There are times in the theatre when I sense that the actors don't quite believe in the play. They give it a hundred per cent in terms of effort, but somehow there's a gulf between the actors and the parts they are playing, a lack of real conviction. If the actors don't believe in what they're doing, they're not likely to make the audience believe either. That's rather what I felt when I saw Conor Macpherson's The Seafarer at the National a few weeks ago.
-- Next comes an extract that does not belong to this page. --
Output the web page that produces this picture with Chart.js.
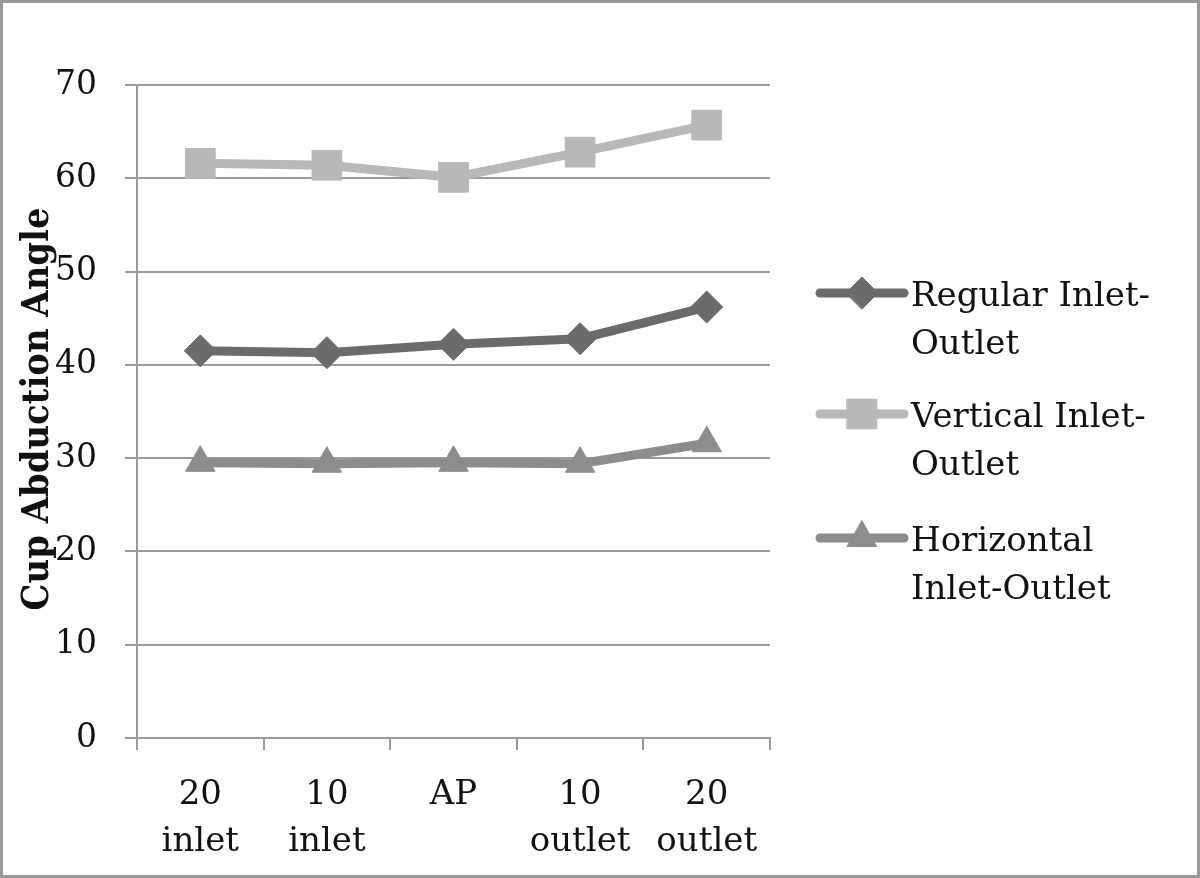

When the writer and the director can get the actors to commit themselves totally, on the other hand, the results can be electrifying. That's what I felt about The Lightning Play by Charlotte Jones at the Almeida. Jones is the author of Humble Boy, which won prizes at the National three or four years ago and had some heavy hitters in the cast -- Simon Russell Beale and Diana Rigg, who was replaced by Felicity Kendal. The Lightning Play doesn't have any starry names, but the cast of eight are just brilliant. The play is very funny and very dark. Considering how few good new comedies there are in the West End, this one should find a transfer immediately. Some reviewers find Jones's writing a touch derivative, and there are certainly echoes of other dramatists in her work, but I prefer to think that she's just absorbed a lot of good lessons. It's a play I would love to have written myself. There are moments of verbal wit that recall Stoppard, of painful embarrassment that recall Mike Leigh, and of savage grief and cruelty that recall Albee.
Max Villiers (Matthew Marsh) is a successful ghostwriter of celebrity autobiographies while his wife Harriet (Eleanor David) is a compulsive shopper. Their stylish North London home (not a million miles from the world of the Almeida's audience) has a brand new plasma screen television that Max just can't get to work. It's Halloween and an ill-assorted group of four guests join Max and Harriet for the evening. Now this kind of setup is rather commonplace, and has been used in plays as diverse as Abigail's Party and Who's Afraid of Virginia Woolf. Cue alcohol-fuelled truth-telling and the revelation of awkward secrets. But Jones gives it all a fresh twist because her characters are so beautifully crafted and their interaction generates the comedy. We sense early on that something is badly wrong when every time the doorbell is rung by trick-or-treating children, Max sees strange images of a girl in a forest flashing across the plasma screen. It's elegantly done, and director Anna Mackmin doesn't labour the point that the other characters don't see the images. As the play progresses we learn the depths of the tragedy and grief that lie behind the empty marriage. Max and Harriet are estranged from their daughter Anna, who is somewhere in the Palestinian West Bank defying Israeli tanks. Initially it's the four guests who appear to be the victims -- Max's hapless friend Eddie (Lloyd Hutchinson) , his loopy new-age girlfriend Jack (Adie Allen), and the young married couple Imogen (Katherine Parkinson) and Marcus (Orlando Seale). All four have their moments of panic and despair as the evening unfolds, but it's Max and Harriet who suffer most. The excellent cast also includes two cameo roles -- Simon Kassianides as a Turkish carpet dealer and Christina Cole as a Page Three girl. They too are faultless.
One more observation: this is the first and only time that I've seen a TV screen being used for a real dramatic purpose in a theatre. Well done to director Anna Mackmin and designer Lez Brotherston. In a year where there haven't been that many good new plays in London, this one is in my top three.